Short problem:
Leaving out every picture, quote the data below exactly as it appears.

Collected material:

■ ■ ■ ■ ■ ■ ■

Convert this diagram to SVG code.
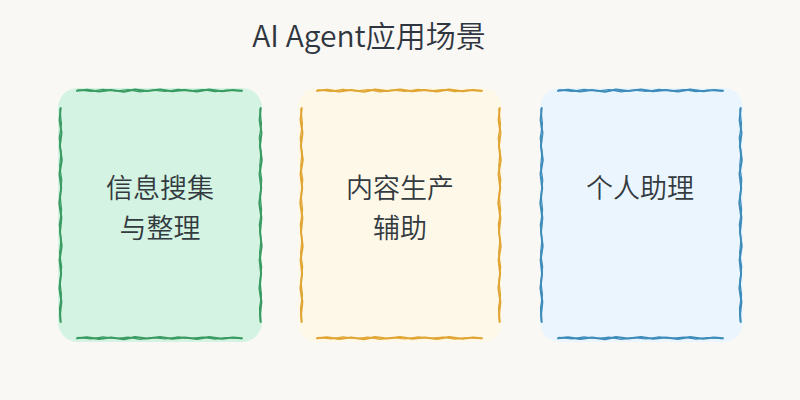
<svg xmlns="http://www.w3.org/2000/svg" width="800" height="400" viewBox="0 0 800 400">
  <defs>
    <style>
      .bg { fill: #f9f8f4; }
      .title { font-family: "Noto Sans CJK SC", "Noto Sans", sans-serif; font-size: 30px; font-weight: 350; fill: #2f3640; text-anchor: middle; stroke: none; }
      .label { font-family: "Noto Sans CJK SC", "Noto Sans", sans-serif; font-size: 27px; font-weight: 350; fill: #333a40; text-anchor: middle; stroke: none; }
      .edge { fill: none; stroke-linecap: round; stroke-linejoin: round; }
      .main { stroke-width: 2; }
      .thin { stroke-width: 1.2; }
      .card { stroke: none; }
      .green { stroke: #3a9b62; }
      .green .card { fill: #d4f3e2; }
      .gold { stroke: #e0a533; }
      .gold .card { fill: #fdf8e8; }
      .blue { stroke: #3d8bb9; }
      .blue .card { fill: #ebf5fd; }
    </style>
    <g id="hedge">
      <path class="edge main" d="M0 0.3 L10 -0.8 L22 0.9 L34 -0.5 L47 1.2 L58 -0.9 L70 0.6 L83 -1.1 L95 0.8 L108 -0.4 L120 1.1 L132 -0.9 L145 0.7 L156 -0.6 L165 0.2"/>
      <path class="edge thin" d="M1 -0.7 L14 0.9 L26 -1.2 L39 0.5 L51 -0.9 L63 1.3 L76 -0.3 L88 1 L101 -1.2 L113 0.4 L126 -0.8 L138 1.2 L150 -0.5 L164 0.6"/>
    </g>
    <g id="vedge">
      <path class="edge main" d="M0.2 0 L-0.9 12 L1 25 L-0.6 38 L1.3 52 L-1 66 L0.7 80 L-1.2 95 L0.9 110 L-0.5 124 L1.2 138 L-0.9 152 L0.6 166 L-1.1 180 L0.9 194 L-0.4 206 L0.2 214"/>
      <path class="edge thin" d="M-0.6 1 L1 16 L-1.3 30 L0.5 44 L-0.8 58 L1.3 72 L-0.4 87 L1.1 102 L-1.2 117 L0.5 131 L-0.9 145 L1.2 159 L-0.6 173 L1 187 L-1 200 L-0.2 213"/>
    </g>
  </defs>

  <rect class="bg" x="0" y="0" width="800" height="400"/>

  <g id="title">
    <text class="title" x="369" y="47">AI Agent应用场景</text>
  </g>

  <g id="node-info" class="green">
    <rect class="card" x="58" y="88" width="204" height="254" rx="20"/>
    <use href="#hedge" x="77" y="90.5"/>
    <use href="#hedge" x="77" y="338"/>
    <use href="#vedge" x="60.5" y="108"/>
    <use href="#vedge" x="260.5" y="108"/>
    <text class="label" x="160" y="198">信息搜集</text>
    <text class="label" x="160" y="238">与整理</text>
  </g>

  <g id="node-content" class="gold">
    <rect class="card" x="298" y="88" width="204" height="254" rx="20"/>
    <use href="#hedge" x="317" y="90.5"/>
    <use href="#hedge" x="317" y="338"/>
    <use href="#vedge" x="301.5" y="108"/>
    <use href="#vedge" x="499.5" y="108"/>
    <text class="label" x="400" y="198">内容生产</text>
    <text class="label" x="400" y="238">辅助</text>
  </g>

  <g id="node-assistant" class="blue">
    <rect class="card" x="540" y="88" width="203" height="254" rx="20"/>
    <use href="#hedge" x="558" y="90.5"/>
    <use href="#hedge" x="558" y="338"/>
    <use href="#vedge" x="541.5" y="108"/>
    <use href="#vedge" x="740.5" y="108"/>
    <text class="label" x="640" y="198">个人助理</text>
  </g>

  <g id="connectors"/>
</svg>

■ ■ ■ ■ ■ ■ ■

Full solution:
Convert this diagram to SVG code.
<svg xmlns="http://www.w3.org/2000/svg" width="800" height="400" viewBox="0 0 800 400">
  <defs>
    <style>
      .bg { fill: #f9f8f4; }
      .title { font-family: "Noto Sans CJK SC", "Noto Sans", sans-serif; font-size: 30px; font-weight: 350; fill: #2f3640; text-anchor: middle; stroke: none; }
      .label { font-family: "Noto Sans CJK SC", "Noto Sans", sans-serif; font-size: 27px; font-weight: 350; fill: #333a40; text-anchor: middle; stroke: none; }
      .edge { fill: none; stroke-linecap: round; stroke-linejoin: round; }
      .main { stroke-width: 2; }
      .thin { stroke-width: 1.2; }
      .card { stroke: none; }
      .green { stroke: #3a9b62; }
      .green .card { fill: #d4f3e2; }
      .gold { stroke: #e0a533; }
      .gold .card { fill: #fdf8e8; }
      .blue { stroke: #3d8bb9; }
      .blue .card { fill: #ebf5fd; }
    </style>
    <g id="hedge">
      <path class="edge main" d="M0 0.3 L10 -0.8 L22 0.9 L34 -0.5 L47 1.2 L58 -0.9 L70 0.6 L83 -1.1 L95 0.8 L108 -0.4 L120 1.1 L132 -0.9 L145 0.7 L156 -0.6 L165 0.2"/>
      <path class="edge thin" d="M1 -0.7 L14 0.9 L26 -1.2 L39 0.5 L51 -0.9 L63 1.3 L76 -0.3 L88 1 L101 -1.2 L113 0.4 L126 -0.8 L138 1.2 L150 -0.5 L164 0.6"/>
    </g>
    <g id="vedge">
      <path class="edge main" d="M0.2 0 L-0.9 12 L1 25 L-0.6 38 L1.3 52 L-1 66 L0.7 80 L-1.2 95 L0.9 110 L-0.5 124 L1.2 138 L-0.9 152 L0.6 166 L-1.1 180 L0.9 194 L-0.4 206 L0.2 214"/>
      <path class="edge thin" d="M-0.6 1 L1 16 L-1.3 30 L0.5 44 L-0.8 58 L1.3 72 L-0.4 87 L1.1 102 L-1.2 117 L0.5 131 L-0.9 145 L1.2 159 L-0.6 173 L1 187 L-1 200 L-0.2 213"/>
    </g>
  </defs>

  <rect class="bg" x="0" y="0" width="800" height="400"/>

  <g id="title">
    <text class="title" x="369" y="47">AI Agent应用场景</text>
  </g>

  <g id="node-info" class="green">
    <rect class="card" x="58" y="88" width="204" height="254" rx="20"/>
    <use href="#hedge" x="77" y="90.5"/>
    <use href="#hedge" x="77" y="338"/>
    <use href="#vedge" x="60.5" y="108"/>
    <use href="#vedge" x="260.5" y="108"/>
    <text class="label" x="160" y="198">信息搜集</text>
    <text class="label" x="160" y="238">与整理</text>
  </g>

  <g id="node-content" class="gold">
    <rect class="card" x="298" y="88" width="204" height="254" rx="20"/>
    <use href="#hedge" x="317" y="90.5"/>
    <use href="#hedge" x="317" y="338"/>
    <use href="#vedge" x="301.5" y="108"/>
    <use href="#vedge" x="499.5" y="108"/>
    <text class="label" x="400" y="198">内容生产</text>
    <text class="label" x="400" y="238">辅助</text>
  </g>

  <g id="node-assistant" class="blue">
    <rect class="card" x="540" y="88" width="203" height="254" rx="20"/>
    <use href="#hedge" x="558" y="90.5"/>
    <use href="#hedge" x="558" y="338"/>
    <use href="#vedge" x="541.5" y="108"/>
    <use href="#vedge" x="740.5" y="108"/>
    <text class="label" x="640" y="198">个人助理</text>
  </g>

  <g id="connectors"/>
</svg>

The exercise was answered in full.